### Supplied data ###
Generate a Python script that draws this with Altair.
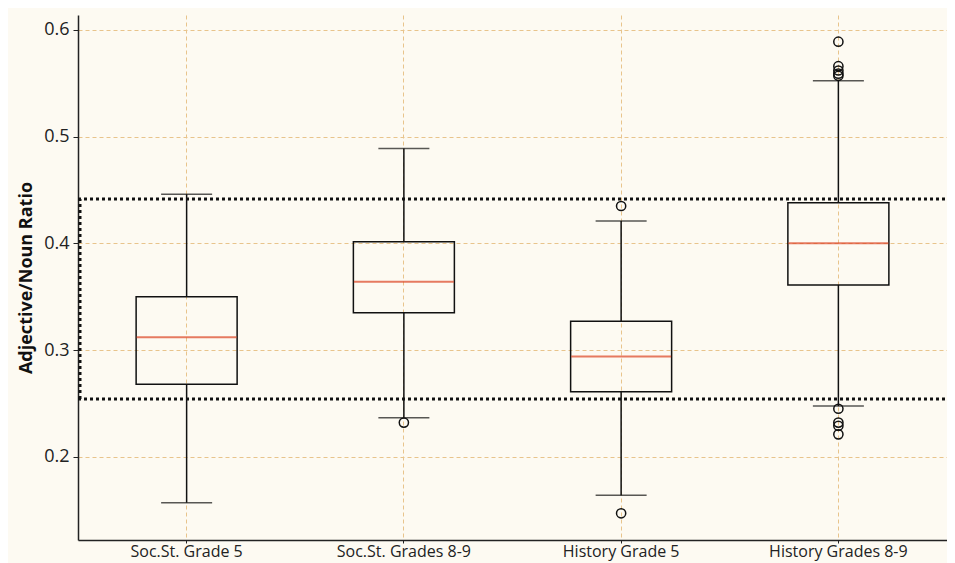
import altair as alt
import pandas as pd

groups = ["Soc.St. Grade 5", "Soc.St. Grades 8-9", "History Grade 5", "History Grades 8-9"]
whisk_lo = [0.157, 0.2365, 0.164, 0.2475]
q1 = [0.268, 0.335, 0.261, 0.361]
median = [0.312, 0.364, 0.294, 0.400]
q3 = [0.350, 0.4015, 0.327, 0.438]
whisk_hi = [0.446, 0.489, 0.421, 0.5525]

outlier_group = ["Soc.St. Grades 8-9", "History Grade 5", "History Grade 5",
                 "History Grades 8-9", "History Grades 8-9", "History Grades 8-9",
                 "History Grades 8-9", "History Grades 8-9", "History Grades 8-9",
                 "History Grades 8-9", "History Grades 8-9", "History Grades 8-9"]
outlier_value = [0.232, 0.435, 0.147,
                 0.589, 0.566, 0.562, 0.559, 0.557, 0.245, 0.232, 0.229, 0.221]

band_lo = [0.2542]
band_hi = [0.4416]

W, H = 869, 525
BG = "#fdfaf2"
GRID = "#e8c48c"

stats = pd.DataFrame({"group": groups, "lo": whisk_lo, "q1": q1, "med": median,
                      "q3": q3, "hi": whisk_hi})
outl = pd.DataFrame({"group": outlier_group, "value": outlier_value})
band = pd.DataFrame({"lo": band_lo, "hi": band_hi})

xs = alt.X("group:N", sort=groups,
           scale=alt.Scale(domain=groups, paddingInner=0, paddingOuter=0),
           axis=alt.Axis(title=None, labelAngle=0, labelFontSize=16, labelColor="#222",
                         labelPadding=0, grid=True, bandPosition=0.5, tickBand="center",
                         gridColor=GRID, gridDash=[4, 3], gridWidth=1,
                         domainColor="#222", domainWidth=1.5, tickColor="#222",
                         tickSize=3, labelFont="Open Sans"))
yscale = alt.Scale(domain=[0.122, 0.614], nice=False, zero=False)

def Y(field, axis=False):
    if axis:
        return alt.Y(f"{field}:Q", scale=yscale,
                     axis=alt.Axis(title="Adjective/Noun Ratio", values=[0.2, 0.3, 0.4, 0.5, 0.6],
                                   format=".1f", labelFontSize=18, labelColor="#222",
                                   labelFont="Open Sans", titleFont="Open Sans",
                                   titleFontSize=18, titleFontWeight="bold", titleColor="#111",
                                   titlePadding=8, grid=True, gridColor=GRID,
                                   gridDash=[4, 3], gridWidth=1, domainColor="#222",
                                   domainWidth=1.5, tickColor="#222", tickSize=5,
                                   labelPadding=4))
    return alt.Y(f"{field}:Q", scale=yscale)

base = alt.Chart(stats)

lower = base.mark_rule(color="#111", strokeWidth=1.5).encode(x=xs, y=Y("lo", True), y2="q1:Q")
upper = base.mark_rule(color="#111", strokeWidth=1.5).encode(x=xs, y=Y("q3"), y2="hi:Q")
box = base.mark_bar(size=101, fillOpacity=0, stroke="#111", strokeWidth=1.5).encode(
    x=xs, y=Y("q1"), y2="q3:Q")
cap_lo = base.mark_tick(size=51, thickness=1.5, color="#111", orient="horizontal").encode(x=xs, y=Y("lo"))
cap_hi = base.mark_tick(size=51, thickness=1.5, color="#111", orient="horizontal").encode(x=xs, y=Y("hi"))
med = base.mark_tick(size=100, thickness=2, color="#dc4322", orient="horizontal").encode(x=xs, y=Y("med"))

pts = alt.Chart(outl).mark_point(shape="circle", filled=False, size=85, color="#111",
                                 strokeWidth=1.5, opacity=1).encode(x=xs, y=Y("value"))

ref_lo = alt.Chart(band).mark_rule(color="#111", strokeWidth=3, strokeDash=[3, 3]).encode(
    y=Y("lo"), x=alt.value(0), x2=alt.value(W + 2))
ref_hi = alt.Chart(band).mark_rule(color="#111", strokeWidth=3, strokeDash=[3, 3]).encode(
    y=Y("hi"), x=alt.value(0), x2=alt.value(W + 2))
ref_v = alt.Chart(band).mark_rule(color="#111", strokeWidth=3, strokeDash=[3, 3]).encode(
    x=alt.value(2), y=Y("lo"), y2="hi:Q")

chart = alt.layer(lower, upper, box, cap_lo, cap_hi, med, pts, ref_lo, ref_hi, ref_v).properties(
    width=W, height=H, background=BG,
    padding={"left": 70, "top": 7, "right": 0, "bottom": 23},
    autosize=alt.AutoSizeParams(type="none")
).configure_view(stroke=None)

chart.save("out.html", embed_options={"renderer": "svg", "actions": False})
###
§ **What you need to do**:
Give again exactly the lines running from the beginning of the material above through the line that contains "whisk_hi = [0.446, 0.489, 0.421, 0.5525]", and leave out every picture.

§ **Reply to the task**:
Generate a Python script that draws this with Altair.
import altair as alt
import pandas as pd

groups = ["Soc.St. Grade 5", "Soc.St. Grades 8-9", "History Grade 5", "History Grades 8-9"]
whisk_lo = [0.157, 0.2365, 0.164, 0.2475]
q1 = [0.268, 0.335, 0.261, 0.361]
median = [0.312, 0.364, 0.294, 0.400]
q3 = [0.350, 0.4015, 0.327, 0.438]
whisk_hi = [0.446, 0.489, 0.421, 0.5525]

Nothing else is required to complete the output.